5 Lessons I Learned From Shark Tank

5 Lessons I Learned From Shark Tank

Dustin Lien
July 8, 2014

I was watching Shark Tank the other night, and I was screaming at the television (in my head at least) because the people pitching their businesses to the investors were blowing it. So, just in case you’re ever on Shark Tank, I want you to be prepared. Even if you’re not looking for an investor, this is still applicable advice for all entrepreneurs.

1. Know Your Business Elevator Pitch

Your business elevator pitch should be rehearsed and memorized. You should be able to tell someone in 30 seconds or less what your company does, who the product is for, what the benefit is, and what your unique selling proposition (USP) is.

2. Your First Business Doesn’t Have to Be Your Last

Like a child raised and sheltered since the womb, people are so protective of their first ideas, that they can’t let them go, even if they are failing.
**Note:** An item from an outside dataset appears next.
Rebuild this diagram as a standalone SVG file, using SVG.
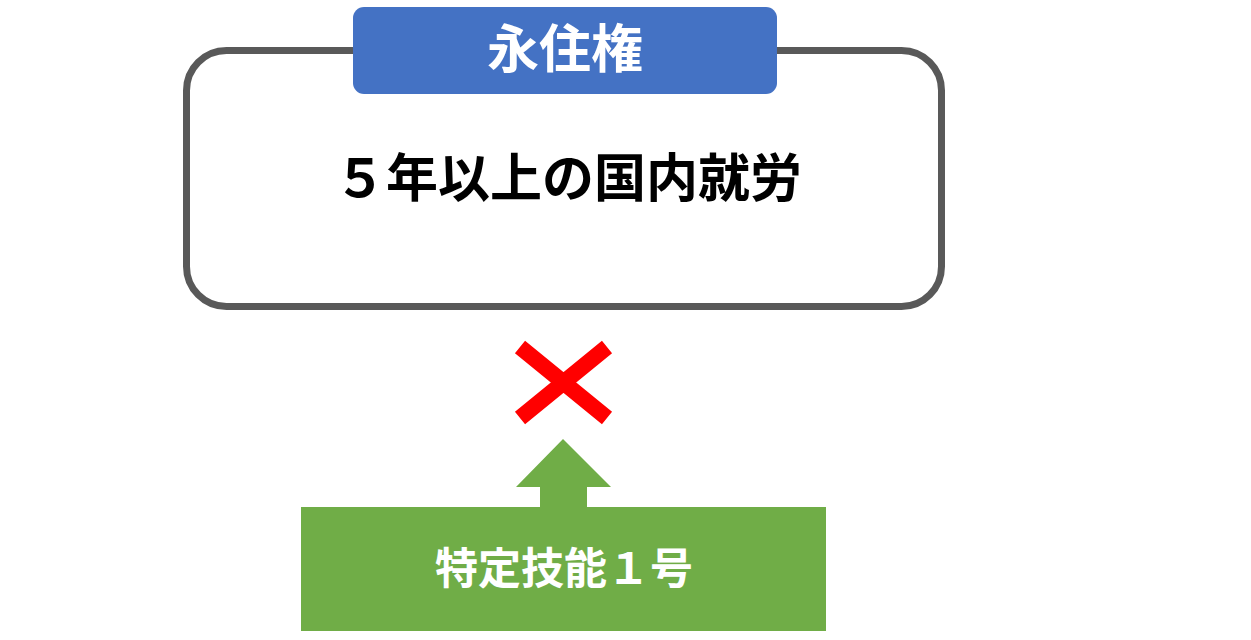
<svg xmlns="http://www.w3.org/2000/svg" width="1251" height="640" viewBox="0 0 1251 640">
<style>
.t{font-family:"Noto Sans CJK JP","Noto Sans CJK SC",sans-serif;font-weight:bold;text-anchor:middle}
</style>
<rect width="1251" height="640" fill="#FFFFFF"/>
<g id="permanent">
<rect x="186.5" y="50.5" width="755" height="256" rx="40" ry="40" fill="#FFFFFF" stroke="#595959" stroke-width="7"/>
<text class="t" x="568" y="197" font-size="52" fill="#000000">５年以上の国内就労</text>
</g>
<g id="label">
<rect x="353" y="7" width="424" height="87" rx="11" ry="11" fill="#4472C4"/>
<text class="t" x="565" y="68" font-size="52" fill="#FFFFFF">永住権</text>
</g>
<g id="cross">
<path d="M520 347 L607 418 M607 347 L520 418" stroke="#FF0000" stroke-width="16" fill="none"/>
</g>
<g id="connectors">
<path d="M563 439 L611 487 L587 487 L587 508 L540 508 L540 487 L516 487 Z" fill="#70AD47"/>
</g>
<g id="tokutei">
<rect x="301" y="507" width="525" height="124" fill="#70AD47"/>
<text class="t" x="564" y="584" font-size="43" fill="#FFFFFF">特定技能１号</text>
</g>
</svg>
Alternatively, a first business can sometimes be even harder to let go of when it’s successful, though it may be best to sell. Selling can give you the time and money to pursue a second venture if the time is right. Whatever it is you decide is up to you, but don’t forget that your first business is only the beginning.

3. You Should Be Able to Easily Answer The Question, “Why Should People Buy Your Product?”

If you have a revolutionary product or service, this question should be simple to answer. If your product is something that already exists, but yours is better than existing products in an identifiably better way, this question should be simple to answer. If you can’t easily answer it, you might not have a product that people will buy.

4. Investors Don’t Give Money to Failing Ideas

Some of the pitchers on Shark Tank were just begging for large amounts of money because they had put in hundreds of thousands of dollars into their business that is not generating profit. What investor would ever look at those numbers and decide it would be a good idea to invest? The time to get an investor if you need one, is after you’ve proven the business to be successful to the highest level it can be without more upfront cash in hand for exponential growth. Don’t ask for money out of desperation. If your business isn’t making money, your product might not be in demand, or you might need consulting to fix problem areas of the way you’re running the business.

5. Assets Are Valuable

Particularly if your business is going through tough times, you can sell or license patents, sell equipment, or leverage your audience (in a respectful way that doesn’t breach your agreement with them). I never advise people to sell email lists or contact information they’ve acquired through business. That’s sketchy and a breach of trust, but there are ways to use an audience that is mutually rewarding. If you can get patents on your ideas, build a large and loyal audience, acquire equipment, or anything else that is yours, you can use those to your advantage to make a lot more money.

…and people say television is a waste of time.